On Fri, Jan 21, 2011 at 5:39 PM, Ian Jackson
<ijackson@chiark.greenend.org.uk> wrote:
> Olaf van der Spek writes ("Re: packages with hook interfaces and no documented hook policy"):
>> On Fri, Jan 21, 2011 at 1:04 PM, Michael Vogt <mvo@debian.org> wrote:
>> > If you have better suggestions how to solve this problem, I'm happy to
>> > hear (and implement) them. Until then I would recomment that you run
>> > the upgrade manually so that you have control over when exactly it
>> > happens.
>>
>> An alternative would be to ensure upgrades can be aborted at any
>> moment (always a good idea to avoid problems after (unexpected)
>> crashes).
>
> This is of course supposed to be the case, since no-one actually tests
> it I doubt it is true.  See also giant flameware over filesystem bugs.

Ted says there's no use case for it.
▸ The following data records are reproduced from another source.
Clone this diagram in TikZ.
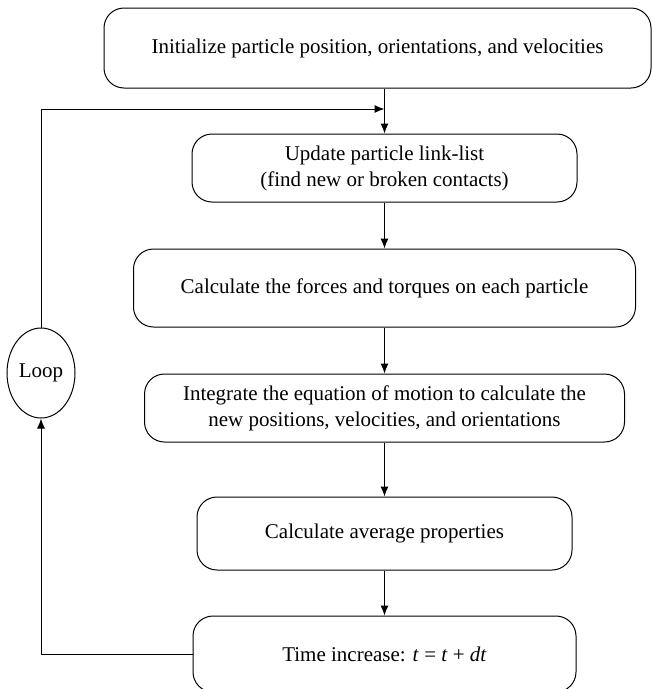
\documentclass[tikz,border=0pt]{standalone}
\usepackage{fontspec}
\setmainfont{Liberation Serif}
\usetikzlibrary{arrows.meta,shapes.geometric}
\begin{document}
\begin{tikzpicture}[x=1pt,y=-1pt,
  stepbox/.style={draw, rounded corners=20pt, line width=1pt, align=center,
    inner sep=0pt, font=\fontsize{21}{26}\selectfont},
  loopnode/.style={draw, ellipse, line width=1pt, inner sep=0pt,
    minimum width=68pt, minimum height=90pt, font=\fontsize{21}{26}\selectfont},
  conn/.style={line width=1pt, -{Latex[length=10pt,width=8pt]}}]
\useasboundingbox (0,0) rectangle (652,689);
\node[stepbox, minimum width=547pt, minimum height=80pt] (init) at (377.5,48)
  {Initialize particle position, orientations, and velocities};
\node[stepbox, minimum width=385pt, minimum height=68pt] (upd) at (384.5,168)
  {Update particle link-list\\(find new or broken contacts)};
\node[stepbox, minimum width=502pt, minimum height=78pt] (force) at (384.5,288)
  {Calculate the forces and torques on each particle};
\node[stepbox, minimum width=480pt, minimum height=68pt] (integ) at (384.5,408)
  {Integrate the equation of motion to calculate the\\new positions, velocities, and orientations};
\node[stepbox, minimum width=375pt, minimum height=73pt] (avg) at (384.5,533.5)
  {Calculate average properties};
\node[stepbox, minimum width=383pt, minimum height=76pt] (time) at (384.5,654)
  {Time increase: \textit{t} = \textit{t} + \textit{dt}};
\node[loopnode] (loop) at (41,373) {Loop};
\coordinate (join) at (upd.north |- 0,109);
\coordinate (corner1) at (loop.north |- join);
\coordinate (corner2) at (loop.south |- time.west);
\draw[conn] (upd.north |- init.south) -- (upd.north);
\draw[conn] (upd.south) -- (force.north -| upd.south);
\draw[conn] (force.south -| upd.south) -- (integ.north -| upd.south);
\draw[conn] (integ.south -| upd.south) -- (avg.north -| upd.south);
\draw[conn] (avg.south -| upd.south) -- (time.north -| upd.south);
\draw[conn] (time.west) -- (corner2) -- (loop.south);
\draw[conn] (loop.north) -- (corner1) -- (join);
\end{tikzpicture}
\end{document}
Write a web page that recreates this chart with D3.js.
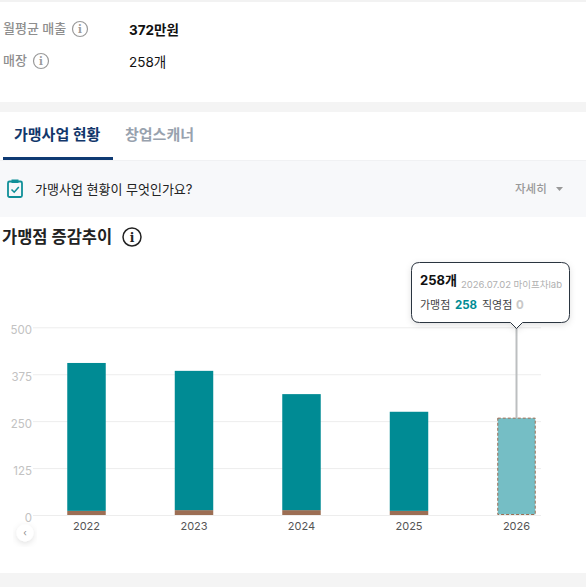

So maybe people from Debian,
other distros and upstream developers could discuss this together and
then get back to Ted.

> Also making this true would involve making sure that the kernel we are
> hibernating from is always available and selected by default when we
> do the next boot, so that we don't fail the resume due to kernel
> mismatch.

Shouldn't that be done anyway?
Otherwise hibernates will fail after some kernel upgrades.